Levi’s case is not rare: mixing theory with one’s personal experience is a respected strategy whose results often are indirect, but can be more affective. Olga Solovieva has just done something similar, even though she later made a disclaimer about her expertise in things Russian; she created a dialogic movement between her experience and her knowledge, while simultaneously wearing the scholar’s glasses and engaging her memory. Only then she was able to communicate with an intellectual rigor her responsibility (or burden) of being a Russian citizen fuori le mura.
I’m a troll, and I’m very, very offended.
Hmm… I guess “expert” means different things to different people. (Although Nabokov as expert on post-revolutionary Russia would not, I admit, get my personal, very anonymous, stamp of approval). To me expertise means a carefully balanced structure of answerability and responsibility and…time.
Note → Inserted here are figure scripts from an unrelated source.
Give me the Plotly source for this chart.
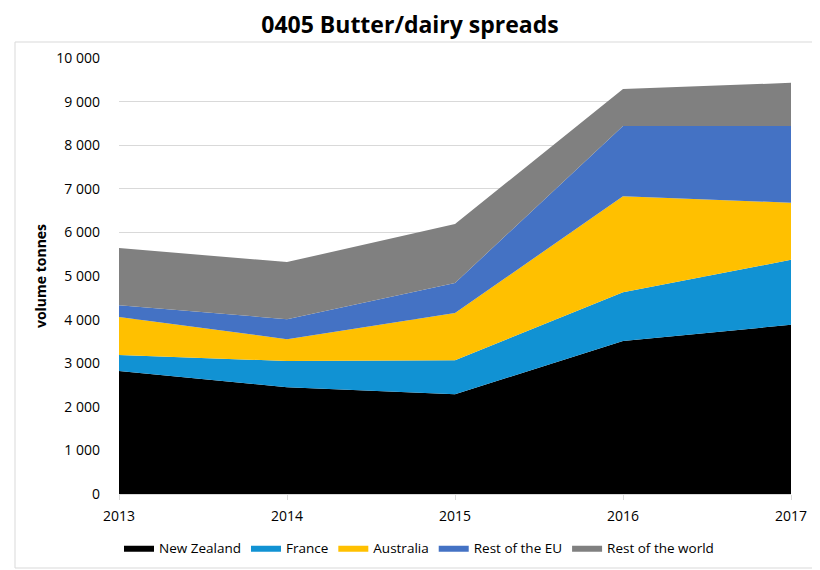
import plotly.graph_objects as go

years = [2013, 2014, 2015, 2016, 2017]
new_zealand = [2820, 2450, 2290, 3510, 3880]
france = [370, 600, 780, 1120, 1490]
australia = [870, 500, 1080, 2200, 1310]
rest_eu = [270, 460, 690, 1610, 1760]
rest_world = [1310, 1310, 1350, 850, 990]

series_names = ["New Zealand", "France", "Australia", "Rest of the EU", "Rest of the world"]
series_values = [new_zealand, france, australia, rest_eu, rest_world]
colors = ["#000000", "#1192D3", "#FFC000", "#4472C4", "#808080"]
y_ticks = list(range(0, 10001, 1000))

font_family = "Open Sans, Noto Sans, sans-serif"

# page body has an 8px default margin; figure is sized/placed to compensate
OFF = 8
W, H = 820 - OFF, 570 - OFF
L, R, T, B = 119 - OFF, 29, 58 - OFF, 76
PW, PH = W - L - R, H - T - B

fig = go.Figure()
for name, vals, col in zip(series_names, series_values, colors):
    fig.add_trace(go.Scatter(
        x=years, y=vals, name=name, mode="lines",
        stackgroup="one", line=dict(width=0, color=col),
        fillcolor=col,
    ))

fig.update_layout(
    width=W, height=H, autosize=False,
    margin=dict(l=L, r=R, t=T, b=B, autoexpand=False),
    paper_bgcolor="white", plot_bgcolor="white",
    separators=". ",
    title=dict(text="<b>0405 Butter/dairy spreads</b>", x=(410 - OFF) / W, xref="container", xanchor="center",
               y=1 - (25 - OFF) / H, yref="container", yanchor="middle",
               font=dict(family=font_family, size=23, color="#000000")),
    font=dict(family=font_family, size=14, color="#000000"),
    showlegend=True,
    legend=dict(orientation="h", x=(419 - 119) / PW, xanchor="center",
                y=-(548 - 494) / PH, yanchor="middle",
                font=dict(size=13.5), traceorder="normal"),
    xaxis=dict(range=[2013, 2017], tickvals=years, ticktext=[str(y) for y in years],
               showgrid=False, showline=True, linecolor="#D9D9D9", linewidth=1,
               ticks="outside", ticklen=5, tickcolor="#D9D9D9",
               tickfont=dict(size=14), zeroline=False, ticklabelstandoff=4),
    yaxis=dict(range=[0, 10000], tickvals=y_ticks, tickformat=",d",
               showgrid=True, gridcolor="#D9D9D9", gridwidth=1,
               zeroline=False, showline=False, ticks="",
               tickfont=dict(size=14), ticklabelstandoff=18,
               title=dict(text="<b>volume tonnes</b>", font=dict(size=14), standoff=6)),
)

fig.add_shape(type="rect", xref="paper", yref="paper",
              x0=(15 - 119) / PW, x1=(830 - 119) / PW,
              y0=(494 - 568) / PH, y1=(494 - 42) / PH,
              line=dict(color="#D9D9D9", width=1), fillcolor="rgba(0,0,0,0)", layer="below")

fig.write_html("out.html")
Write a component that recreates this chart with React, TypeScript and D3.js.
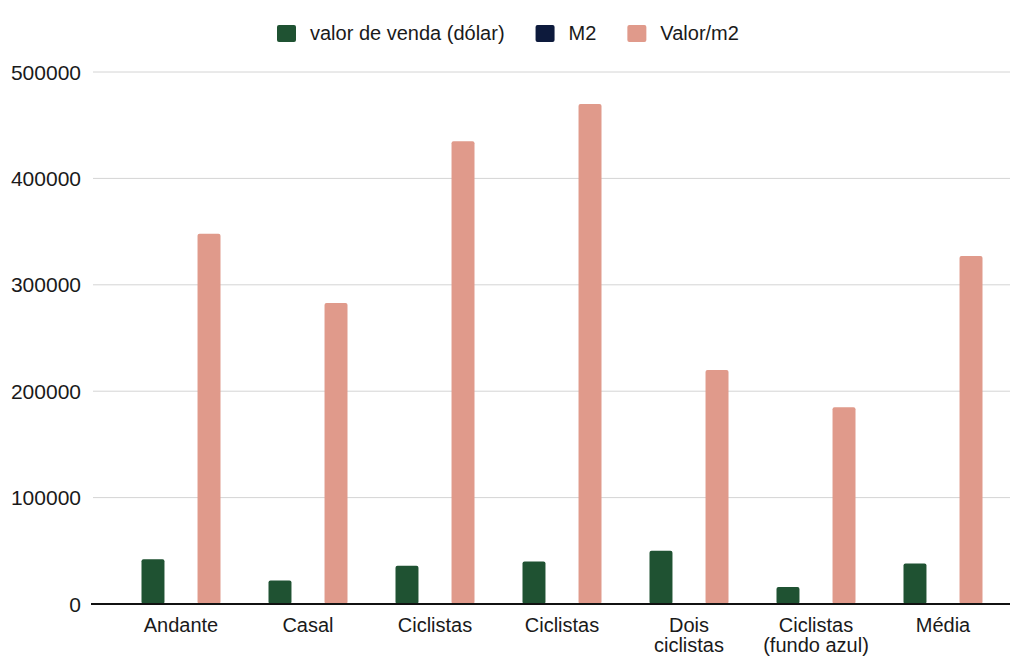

In “a dialogic movement between experience and knowledge” — the knowledge is a bit more “knowledge” than experience — or a bit more “expert”, in my sense, if it has available other decent sources of expertise to interlocute with. The variety, in the case of Russianist scholarship, is not great. None of this really has to do with the current post — except, perhaps the list of cited experts.
Thank you for your insights in Russian history mixed with your past personal experiences. Great analysis of the relationship between the two states of Ukraine and Russia and the things happened to Crimea in the last year. Sad to see that history repeats itself as a farce, a parody on the tragedy once left. But the parody turns into a tragedy again – this is much more sad to see.